The asynch i/o in select, poll, epoll, kqueue, /dev/poll, etc. do the opposite. They inform us when to start an i/o task, which makes more sense to me at least.
Typically, programs that use IOCP must invent their own means of signalling "i/o ready to start", which might kill any advantage of using IOCPs over simpler means (e.g. blocking i/o).
This sounds like you are thoroughly used to the UNIX way and don't appreciate how odd that feels to someone first learning about it (after having used blocking I/O, perhaps in threads for years).
From that perspective, the Windows model is actually easier to grasp
than the UNIX model, because it is more similar to the synchronous model: in the synchronous model, you say e.g. "fetch the next 32 bytes"; in the async model you say, "start fetching the next 32 bytes and tell me when you've got them".
Whereas in the select()-based model, you have to change your code to say "tell me when I can fetch some more bytes without blocking" and when you are told you have to fetch *some* bytes" but you may not get all 32 bytes, and it is even possible that the signal was an outright lie, so you have to build a loop around this until you actually have gotten 32 bytes.

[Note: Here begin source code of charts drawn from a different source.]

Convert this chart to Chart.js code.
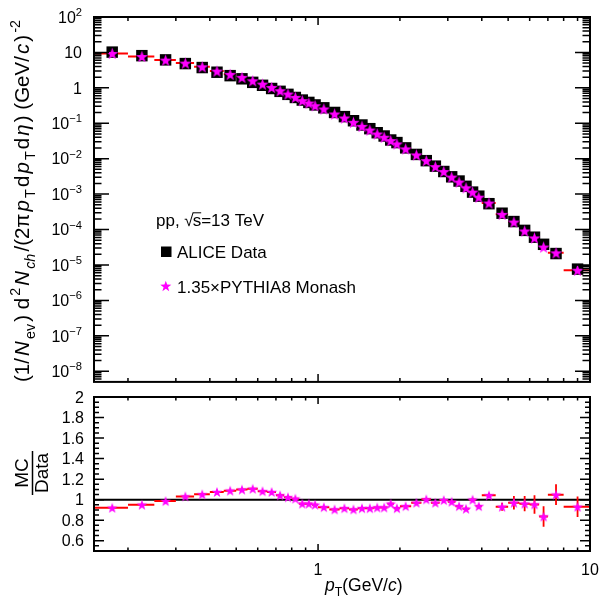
<!DOCTYPE html>
<html>
<head>
<meta charset="utf-8">
<script src="https://cdn.jsdelivr.net/npm/chart.js@4.4.1/dist/chart.umd.min.js"></script>
<style>
  body { margin: 0; background: #fff; }
  #wrap { position: relative; width: 600px; height: 601px; }
  canvas { position: absolute; left: 0; }
</style>
</head>
<body>
<div id="wrap">
  <canvas id="spectrum" width="600" height="390" style="top:0"></canvas>
  <canvas id="ratio" width="600" height="211" style="top:390px"></canvas>
</div>
<script>
// pT bins (GeV/c)
const ptEdges = [0.15, 0.2, 0.25, 0.3, 0.35, 0.4, 0.45, 0.5, 0.55, 0.6, 0.65, 0.7, 0.75, 0.8, 0.85, 0.9, 0.95,
  1.0, 1.1, 1.2, 1.3, 1.4, 1.5, 1.6, 1.7, 1.8, 1.9,
  2.0, 2.2, 2.4, 2.6, 2.8, 3.0, 3.2, 3.4, 3.6, 3.8,
  4.0, 4.5, 5.0, 5.5, 6.0, 6.5, 7.0, 8.0, 10.0];
const ptCenters = [0.175, 0.225, 0.275, 0.325, 0.375, 0.425, 0.475, 0.525, 0.575, 0.625, 0.675, 0.725, 0.775, 0.825, 0.875, 0.925, 0.975,
  1.05, 1.15, 1.25, 1.35, 1.45, 1.55, 1.65, 1.75, 1.85, 1.95,
  2.1, 2.3, 2.5, 2.7, 2.9, 3.1, 3.3, 3.5, 3.7, 3.9,
  4.25, 4.75, 5.25, 5.75, 6.25, 6.75, 7.5, 9.0];

// ALICE data yield
const aliceYield = [10.2, 8.1, 6.16, 4.84, 3.74, 2.76, 2.21, 1.80, 1.43, 1.18, 0.958, 0.797, 0.655, 0.535, 0.452, 0.388, 0.329,
  0.273, 0.202, 0.154, 0.118, 0.0894, 0.0704, 0.0541, 0.0437, 0.0337, 0.0285,
  0.0202, 0.0132, 0.0088, 0.00616, 0.00435, 0.00308, 0.00234, 0.00166, 0.00114, 0.000875,
  0.000537, 0.000289, 0.000168, 9.47e-5, 6.08e-5, 3.83e-5, 2.10e-5, 7.63e-6];

// MC / Data
const mcRatio = [0.921, 0.951, 0.986, 1.032, 1.052, 1.075, 1.088, 1.098, 1.106, 1.082, 1.075, 1.042, 1.023, 1.010, 0.961, 0.961, 0.951,
  0.927, 0.905, 0.917, 0.905, 0.917, 0.917, 0.924, 0.924, 0.961, 0.917,
  0.937, 0.970, 1.003, 0.970, 0.996, 0.980, 0.937, 0.911, 1.000, 0.937,
  1.042, 0.931, 0.970, 0.961, 0.954, 0.836, 1.049, 0.931];
const ratioErr = [0.004, 0.004, 0.004, 0.004, 0.004, 0.004, 0.004, 0.004, 0.004, 0.004, 0.004, 0.004, 0.004, 0.004, 0.004, 0.004, 0.004,
  0.004, 0.004, 0.004, 0.004, 0.004, 0.004, 0.004, 0.005, 0.005, 0.005,
  0.006, 0.006, 0.007, 0.008, 0.009, 0.01, 0.012, 0.014, 0.015, 0.018,
  0.02, 0.04, 0.065, 0.075, 0.09, 0.1, 0.1, 0.1];

// axis labels
const yExponents = [2, 1, 0, -1, -2, -3, -4, -5, -6, -7, -8];
const ratioTicks = [2, 1.8, 1.6, 1.4, 1.2, 1, 0.8, 0.6];
const xTickLabels = [1, 10];

const FONT = '"Liberation Sans", Arial, Helvetica, sans-serif';
const RED = '#ff0000';
const MAGENTA = '#ff00ff';

function font(size, italic) {
  return (italic ? 'italic ' : '') + size + 'px ' + FONT;
}

// simple TLatex-like text: segments with italic / sub / sup
function layoutRich(ctx, segs, size, gap) {
  let w = 0;
  const parts = segs.map(s => {
    const sz = s.s ? size * 0.7 : size;
    ctx.font = font(sz, s.i);
    const pw = ctx.measureText(s.t).width;
    const p = Object.assign({}, s, { sz, x: w, dy: s.s === 'sub' ? size * 0.3 : s.s === 'sup' ? -size * 0.42 : 0 });
    w += pw + (gap || 0);
    return p;
  });
  return { parts, width: w - (gap || 0) };
}

function drawRich(ctx, segs, x, y, size, align, gap) {
  const L = layoutRich(ctx, segs, size, gap);
  const x0 = align === 'right' ? x - L.width : align === 'center' ? x - L.width / 2 : x;
  ctx.fillStyle = '#000';
  ctx.textAlign = 'left';
  ctx.textBaseline = 'alphabetic';
  L.parts.forEach(p => {
    ctx.font = font(p.sz, p.i);
    ctx.fillText(p.t, x0 + p.x, y + p.dy);
  });
  return L.width;
}

function starPath(ctx, cx, cy, R) {
  const r = R * 0.4;
  ctx.beginPath();
  for (let i = 0; i < 10; i++) {
    const a = -Math.PI / 2 + i * Math.PI / 5;
    const rad = i % 2 ? r : R;
    ctx.lineTo(cx + rad * Math.cos(a), cy + rad * Math.sin(a));
  }
  ctx.closePath();
}

function makeStar(R) {
  const c = document.createElement('canvas');
  const s = Math.ceil(R * 2 + 2);
  c.width = c.height = s;
  const g = c.getContext('2d');
  starPath(g, s / 2, s / 2 + R * 0.1, R);
  g.fillStyle = MAGENTA;
  g.fill();
  return c;
}

const starBig = makeStar(6.3);
const starSmall = makeStar(5.6);

// tick positions
const xMajor = [1, 10];
const xMinor = [];
for (let k = 2; k <= 9; k++) { xMinor.push(k / 10); xMinor.push(k); }

const yLogMajor = yExponents.map(e => Math.pow(10, e));
const yLogMinor = [];
for (let e = -9; e <= 1; e++) {
  for (let k = 2; k <= 9; k++) {
    const v = k * Math.pow(10, e);
    if (v > 5e-9 && v < 100) yLogMinor.push(v);
  }
}
const yRatioMinor = [];
for (let i = 10; i <= 40; i++) {
  if (i % 4 !== 0) yRatioMinor.push(i * 0.05);
}

function drawFrame(chart, cfg) {
  const { ctx, chartArea: a, scales } = chart;
  ctx.save();
  ctx.strokeStyle = '#000';
  ctx.lineWidth = 1.5;
  ctx.beginPath();
  const addX = (v, len) => {
    const px = scales.x.getPixelForValue(v);
    ctx.moveTo(px, a.bottom); ctx.lineTo(px, a.bottom - len);
    ctx.moveTo(px, a.top); ctx.lineTo(px, a.top + len);
  };
  const addY = (v, len) => {
    const py = scales.y.getPixelForValue(v);
    ctx.moveTo(a.left, py); ctx.lineTo(a.left + len, py);
    ctx.moveTo(a.right, py); ctx.lineTo(a.right - len, py);
  };
  xMajor.forEach(v => addX(v, cfg.xMaj));
  xMinor.forEach(v => addX(v, cfg.xMin));
  cfg.yMajor.forEach(v => addY(v, cfg.yMaj));
  cfg.yMinor.forEach(v => addY(v, cfg.yMin));
  ctx.stroke();
  ctx.lineWidth = 2;
  ctx.strokeRect(a.left, a.top, a.right - a.left, a.bottom - a.top);
  ctx.restore();
}

function drawBinBars(chart, values) {
  const { ctx, scales } = chart;
  ctx.save();
  ctx.strokeStyle = RED;
  ctx.lineWidth = 2;
  ctx.beginPath();
  values.forEach((v, i) => {
    const py = scales.y.getPixelForValue(v);
    ctx.moveTo(scales.x.getPixelForValue(ptEdges[i]), py);
    ctx.lineTo(scales.x.getPixelForValue(ptEdges[i + 1]), py);
  });
  ctx.stroke();
  ctx.restore();
}

const mcYield = aliceYield.map((d, i) => d * mcRatio[i]);

const yTitleSegs = [
  { t: '(1/' }, { t: 'N', i: 1 }, { t: 'ev', s: 'sub' }, { t: ') d' }, { t: '2', s: 'sup' },
  { t: 'N', i: 1 }, { t: 'ch', s: 'sub', i: 1 }, { t: '/(2\u03C0' }, { t: 'p', i: 1 }, { t: 'T', s: 'sub' },
  { t: 'd' }, { t: 'p', i: 1 }, { t: 'T', s: 'sub' }, { t: 'd' }, { t: '\u03B7', i: 1 },
  { t: ') (GeV/' }, { t: 'c', i: 1 }, { t: ')' }, { t: '-2', s: 'sup' }
];

const spectrumPlugin = {
  id: 'spectrumDecor',
  beforeDatasetsDraw(chart) {
    drawBinBars(chart, mcYield);
  },
  afterDraw(chart) {
    const { ctx, scales } = chart;
    drawFrame(chart, { xMaj: 8, xMin: 4, yMajor: yLogMajor, yMinor: yLogMinor, yMaj: 15, yMin: 7.5 });

    // y tick labels
    yExponents.forEach(e => {
      const py = scales.y.getPixelForValue(Math.pow(10, e));
      let segs;
      if (e === 0) segs = [{ t: '1' }];
      else if (e === 1) segs = [{ t: '10' }];
      else segs = [{ t: '10' }, { t: e < 0 ? '\u2212' + (-e) : String(e), s: 'sup' }];
      drawRich(ctx, segs, 82, py + 5.7, 16, 'right');
    });

    // y title
    ctx.save();
    ctx.translate(29, 201);
    ctx.rotate(-Math.PI / 2);
    const w0 = layoutRich(ctx, yTitleSegs, 20.5, 0).width;
    const gap = Math.max(0, (362 - w0) / (yTitleSegs.length - 1));
    drawRich(ctx, yTitleSegs, 0, 0, 20.5, 'center', gap);
    ctx.restore();

    // legend
    ctx.save();
    ctx.fillStyle = '#000';
    ctx.font = font(17);
    ctx.textAlign = 'left';
    ctx.fillText('pp, ', 156, 226);
    let x = 156 + ctx.measureText('pp, ').width;
    ctx.fillText('\u221A', x, 226);
    const rw = ctx.measureText('\u221A').width;
    const sw = ctx.measureText('s').width;
    ctx.fillText('s', x + rw - 1, 226);
    ctx.lineWidth = 1;
    ctx.beginPath();
    ctx.moveTo(x + rw - 1, 212.8);
    ctx.lineTo(x + rw + sw - 1, 212.8);
    ctx.stroke();
    ctx.fillText('=13 TeV', x + rw + sw - 1, 226);

    ctx.fillRect(161, 246.5, 10.5, 10.5);
    ctx.fillText('ALICE Data', 177, 257.5);
    starPath(ctx, 165.8, 286.5, 5.8);
    ctx.fillStyle = MAGENTA;
    ctx.fill();
    ctx.fillStyle = '#000';
    ctx.fillText('1.35\u00D7PYTHIA8 Monash', 177, 292.5);
    ctx.restore();
  }
};

const ratioPlugin = {
  id: 'ratioDecor',
  beforeDatasetsDraw(chart) {
    const { ctx, chartArea: a, scales } = chart;
    ctx.save();
    ctx.strokeStyle = '#000';
    ctx.lineWidth = 2;
    ctx.beginPath();
    const p1 = scales.y.getPixelForValue(1);
    ctx.moveTo(a.left, p1);
    ctx.lineTo(a.right, p1);
    ctx.stroke();
    ctx.strokeStyle = RED;
    ctx.lineWidth = 1.8;
    ctx.beginPath();
    mcRatio.forEach((v, i) => {
      const px = scales.x.getPixelForValue(ptCenters[i]);
      ctx.moveTo(px, scales.y.getPixelForValue(v - ratioErr[i]));
      ctx.lineTo(px, scales.y.getPixelForValue(v + ratioErr[i]));
    });
    ctx.stroke();
    ctx.restore();
    drawBinBars(chart, mcRatio);
  },
  afterDraw(chart) {
    const { ctx, scales } = chart;
    drawFrame(chart, { xMaj: 7, xMin: 3.5, yMajor: ratioTicks, yMinor: yRatioMinor, yMaj: 10, yMin: 5 });

    ratioTicks.forEach(v => {
      drawRich(ctx, [{ t: String(v) }], 84, scales.y.getPixelForValue(v) + 5.7, 16, 'right');
    });
    xTickLabels.forEach(v => {
      drawRich(ctx, [{ t: String(v) }], scales.x.getPixelForValue(v), 185, 16, 'center');
    });

    // x title
    drawRich(ctx, [{ t: 'p', i: 1 }, { t: 'T', s: 'sub' }, { t: '(GeV/' }, { t: 'c', i: 1 }, { t: ')' }], 325, 201, 17.5, 'left');

    // MC / Data
    ctx.save();
    ctx.fillStyle = '#000';
    ctx.textAlign = 'center';
    ctx.font = font(19);
    ctx.translate(28, 83);
    ctx.rotate(-Math.PI / 2);
    ctx.fillText('MC', 0, 0);
    ctx.restore();
    ctx.save();
    ctx.fillStyle = '#000';
    ctx.textAlign = 'center';
    ctx.font = font(19);
    ctx.translate(48, 83);
    ctx.rotate(-Math.PI / 2);
    ctx.fillText('Data', 0, 0);
    ctx.restore();
    ctx.save();
    ctx.strokeStyle = '#000';
    ctx.lineWidth = 1.5;
    ctx.beginPath();
    ctx.moveTo(32.5, 61);
    ctx.lineTo(32.5, 105);
    ctx.stroke();
    ctx.restore();
  }
};

const baseOptions = {
  responsive: false,
  animation: false,
  events: [],
  plugins: { legend: { display: false }, tooltip: { enabled: false } }
};

new Chart(document.getElementById('spectrum'), {
  type: 'scatter',
  data: {
    datasets: [
      {
        label: 'ALICE Data',
        data: ptCenters.map((x, i) => ({ x, y: aliceYield[i] })),
        pointStyle: 'rect',
        pointRadius: 8.1,
        backgroundColor: '#000',
        borderWidth: 0,
        order: 2
      },
      {
        label: '1.35\u00D7PYTHIA8 Monash',
        data: ptCenters.map((x, i) => ({ x, y: mcYield[i] })),
        pointStyle: starBig,
        pointRadius: 6,
        order: 1
      }
    ]
  },
  options: Object.assign({}, baseOptions, {
    layout: { padding: { left: 94, right: 10, top: 17, bottom: 7 } },
    scales: {
      x: { type: 'logarithmic', min: 0.15, max: 10, display: false },
      y: { type: 'logarithmic', min: 5e-9, max: 100, display: false }
    }
  }),
  plugins: [spectrumPlugin]
});

new Chart(document.getElementById('ratio'), {
  type: 'scatter',
  data: {
    datasets: [
      {
        label: 'MC/Data',
        data: ptCenters.map((x, i) => ({ x, y: mcRatio[i] })),
        pointStyle: starSmall,
        pointRadius: 6
      }
    ]
  },
  options: Object.assign({}, baseOptions, {
    layout: { padding: { left: 94, right: 10, top: 7, bottom: 50 } },
    scales: {
      x: { type: 'logarithmic', min: 0.15, max: 10, display: false },
      y: { type: 'linear', min: 0.5, max: 2, display: false }
    }
  }),
  plugins: [ratioPlugin]
});
</script>
</body>
</html>
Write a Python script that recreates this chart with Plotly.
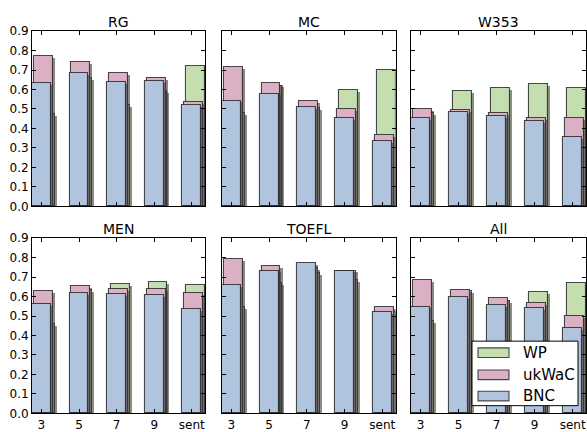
import plotly.graph_objects as go

W, H = 587, 432

categories = ["3", "5", "7", "9", "sent"]
panels = ["RG", "MC", "W353", "MEN", "TOEFL", "All"]

wp = {
    "RG":    [0.475, 0.658, 0.518, 0.593, 0.718],
    "MC":    [0.477, 0.620, 0.505, 0.597, 0.700],
    "W353":  [0.480, 0.593, 0.605, 0.627, 0.609],
    "MEN":   [0.459, 0.632, 0.662, 0.673, 0.658],
    "TOEFL": [0.546, 0.670, 0.721, 0.683, 0.520],
    "All":   [0.474, 0.630, 0.574, 0.625, 0.670],
}
ukwac = {
    "RG":    [0.772, 0.739, 0.683, 0.658, 0.533],
    "MC":    [0.714, 0.634, 0.541, 0.501, 0.368],
    "W353":  [0.500, 0.495, 0.477, 0.452, 0.454],
    "MEN":   [0.627, 0.653, 0.640, 0.637, 0.617],
    "TOEFL": [0.792, 0.757, 0.744, 0.733, 0.546],
    "All":   [0.686, 0.635, 0.591, 0.568, 0.497],
}
bnc = {
    "RG":    [0.634, 0.686, 0.637, 0.645, 0.521],
    "MC":    [0.543, 0.579, 0.511, 0.452, 0.335],
    "W353":  [0.454, 0.482, 0.462, 0.437, 0.355],
    "MEN":   [0.563, 0.617, 0.612, 0.606, 0.535],
    "TOEFL": [0.657, 0.733, 0.771, 0.733, 0.520],
    "All":   [0.548, 0.596, 0.558, 0.538, 0.439],
}

series = [
    ("WP", wp, (196, 222, 176), 0.10),
    ("ukWaC", ukwac, (220, 176, 196), 0.05),
    ("BNC", bnc, (176, 196, 222), 0.0),
]

BAR_W = 0.5
SH_DX = 0.055
SH_DY = 0.01

# pixel layout
col_px = [(32, 205), (222, 395.5), (411, 586)]
row_px = [(25, 207), (240, 422)]

fig = go.Figure()
layout = {}
annotations = []
shapes = []
FONT = "DejaVu Sans"
EDGE = "rgba(30,30,30,0.8)"

for idx, name in enumerate(panels):
    r, c = divmod(idx, 3)
    n = idx + 1
    xa = "x" if n == 1 else f"x{n}"
    ya = "y" if n == 1 else f"y{n}"
    xkey = "xaxis" if n == 1 else f"xaxis{n}"
    ykey = "yaxis" if n == 1 else f"yaxis{n}"
    x0, x1 = col_px[c]
    y0, y1 = row_px[r]
    xs = list(range(len(categories)))
    for sname, data, rgb, off in series:
        vals = data[name]
        shadow = "rgba(%d,%d,%d,0.6)" % tuple(int(v * 0.3) for v in rgb)
        fig.add_trace(go.Bar(
            x=[i + off + SH_DX for i in xs], y=list(vals),
            base=[-SH_DY] * len(vals),
            width=BAR_W, marker=dict(color=shadow, line=dict(width=0)),
            xaxis=xa, yaxis=ya, showlegend=False, hoverinfo="skip"))
        fig.add_trace(go.Bar(
            x=[i + off for i in xs], y=vals, width=BAR_W, name=sname,
            marker=dict(color="rgb(%d,%d,%d)" % rgb,
                        line=dict(color=EDGE, width=1.1)),
            xaxis=xa, yaxis=ya, showlegend=False))
    layout[xkey] = dict(
        domain=[x0 / W, x1 / W], range=[-0.25, 4.35], anchor=ya,
        tickmode="array", tickvals=xs,
        ticktext=categories if r == 1 else [""] * 5,
        showticklabels=(r == 1),
        ticks="inside", ticklen=4, tickcolor="black", mirror="ticks",
        showline=True, linecolor="black", linewidth=1, showgrid=False,
        zeroline=False, tickfont=dict(family=FONT, size=12, color="black"))
    layout[ykey] = dict(
        domain=[(H - y1) / H, (H - y0) / H], range=[0, 0.9], anchor=xa,
        tickmode="array", tickvals=[i / 10 for i in range(10)],
        ticktext=["%.1f" % (i / 10) for i in range(10)],
        showticklabels=(c == 0),
        ticks="inside", ticklen=4, tickcolor="black", mirror="ticks",
        showline=True, linecolor="black", linewidth=1, showgrid=False,
        zeroline=False, tickfont=dict(family=FONT, size=12, color="black"))
    annotations.append(dict(
        text=name, xref="paper", yref="paper",
        x=(x0 + x1) / 2 / W, y=(H - (y0 - 9)) / H,
        xanchor="center", yanchor="middle", showarrow=False,
        font=dict(family=FONT, size=14, color="black")))

# legend drawn in the "All" panel
lx0, lx1 = 472, 578
ly0, ly1 = 347, 414
shapes.append(dict(type="rect", xref="paper", yref="paper",
                   x0=lx0 / W, x1=lx1 / W, y0=(H - ly1) / H, y1=(H - ly0) / H,
                   fillcolor="white", line=dict(color="black", width=1),
                   layer="above"))
entry_y = [359, 382, 404]
for (sname, data, rgb, off), ey in zip(series, entry_y):
    shapes.append(dict(type="rect", xref="paper", yref="paper",
                       x0=478 / W, x1=509 / W,
                       y0=(H - (ey + 5)) / H, y1=(H - (ey - 5)) / H,
                       fillcolor="rgb(%d,%d,%d)" % rgb,
                       line=dict(color=EDGE, width=1.1),
                       layer="above"))
    annotations.append(dict(text=sname, xref="paper", yref="paper",
                            x=521 / W, y=(H - ey) / H, xanchor="left",
                            yanchor="middle", showarrow=False,
                            font=dict(family=FONT, size=15, color="black")))

fig.update_layout(
    width=W, height=H, margin=dict(l=0, r=0, t=0, b=0),
    paper_bgcolor="white", plot_bgcolor="white",
    barmode="overlay", bargap=0, showlegend=False,
    annotations=annotations, shapes=shapes, **layout)

fig.write_html("out.html")
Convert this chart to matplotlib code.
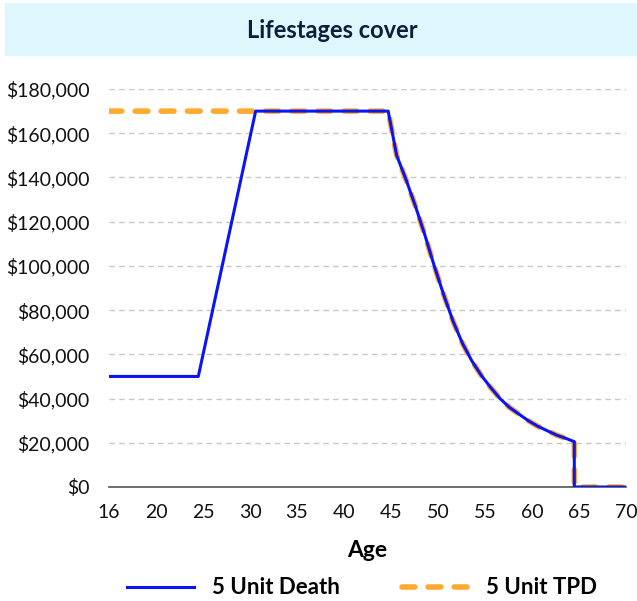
import matplotlib.pyplot as plt
from matplotlib.patches import Rectangle

plt.rcParams['font.family'] = ['Lato', 'DejaVu Sans']

# x positions on the chart's age scale (the "16" label sits one step left of 20)
death_age = [15, 24.5, 30.6, 44.7, 45.6, 46.6, 47.6, 48.6, 49.6, 50.6, 51.6,
             52.6, 53.6, 54.6, 55.6, 56.6, 57.6, 58.6, 59.6, 60.6, 61.6,
             62.6, 63.6, 64.5, 64.5, 70]
death_cover = [50000, 50000, 170000, 170000, 150000, 139000, 127000, 114000,
               100000, 87000, 75000, 65000, 57000, 50500, 45000, 40000, 36000,
               33000, 30000, 27500, 25500, 23500, 22000, 20500, 0, 0]

tpd_age = [15, 44.7, 45.6, 46.6, 47.6, 48.6, 49.6, 50.6, 51.6, 52.6, 53.6,
           54.6, 55.6, 56.6, 57.6, 58.6, 59.6, 60.6, 61.6, 62.6, 63.6,
           64.5, 64.5, 70]
tpd_cover = [170000, 170000, 150000, 139000, 127000, 114000, 100000, 87000,
             75000, 65000, 57000, 50500, 45000, 40000, 36000, 33000, 30000,
             27500, 25500, 23500, 22000, 20500, 0, 0]

tick_pos = [15, 20, 25, 30, 35, 40, 45, 50, 55, 60, 65, 70]
tick_labels = ['16', '20', '25', '30', '35', '40', '45', '50', '55', '60', '65', '70']
y_ticks = list(range(0, 180001, 20000))

fig = plt.figure(figsize=(6.37, 6.01), dpi=100)

# title band
fig.patches.append(Rectangle((5 / 637, 1 - 55 / 601), 632 / 637, 52 / 601,
                             transform=fig.transFigure, color='#ddf7fd', zorder=0))
fig.text(0.521, 1 - 30 / 601, 'Lifestages cover', ha='center', va='center',
         fontsize=17, fontweight='bold', color='#0b1f3d')

ax = fig.add_axes([109 / 637, 1 - 487 / 601, 517 / 637, 398 / 601])
ax.plot(tpd_age, tpd_cover, color='#ffa92e', lw=4, ls=(0, (2.3, 2.4)),
        solid_capstyle='round', dash_capstyle='round', label='5 Unit TPD', zorder=2)
ax.plot(death_age, death_cover, color='#0a14f5', lw=2.2, label='5 Unit Death', zorder=3)

ax.set_xlim(15, 70)
ax.set_ylim(0, 180000)
ax.set_xticks(tick_pos)
ax.set_xticklabels(tick_labels)
ax.set_yticks(y_ticks)
ax.set_yticklabels(['${:,}'.format(v) for v in y_ticks])
ax.tick_params(length=0, labelsize=14, colors='#111111')
ax.tick_params(axis='x', pad=12)
ax.tick_params(axis='y', pad=14)
ax.grid(axis='y', color='#c8c8c8', ls=(0, (4, 3)), lw=1)
for s in ['top', 'right', 'left']:
    ax.spines[s].set_visible(False)
ax.spines['bottom'].set_color('#555555')
ax.spines['bottom'].set_linewidth(1.2)
ax.set_xlabel('Age', fontsize=16.5, fontweight='bold', labelpad=14)

h, l = ax.get_legend_handles_labels()
fig.legend([h[1], h[0]], [l[1], l[0]], loc='center', bbox_to_anchor=(0.569, 1 - 588 / 601),
           ncol=2, frameon=False, prop={'size': 16, 'weight': 'bold'},
           handlelength=3.0, handletextpad=0.8, columnspacing=2.8)

fig.savefig('out.png', dpi=100, facecolor='white')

Same if instead of 32 bytes you want the next line -- select() and friends don't tell you whether you can read a whole line, just when at least one more byte is ready.
So it's all a matter of perspective, and there is nothing "wrong" with IOCP. Note, I don't think there is anything wrong with the select() model either -- they're just different but equally valid models of the world, that cause you to structure your code vastly different. Like wave vs. particle, almost.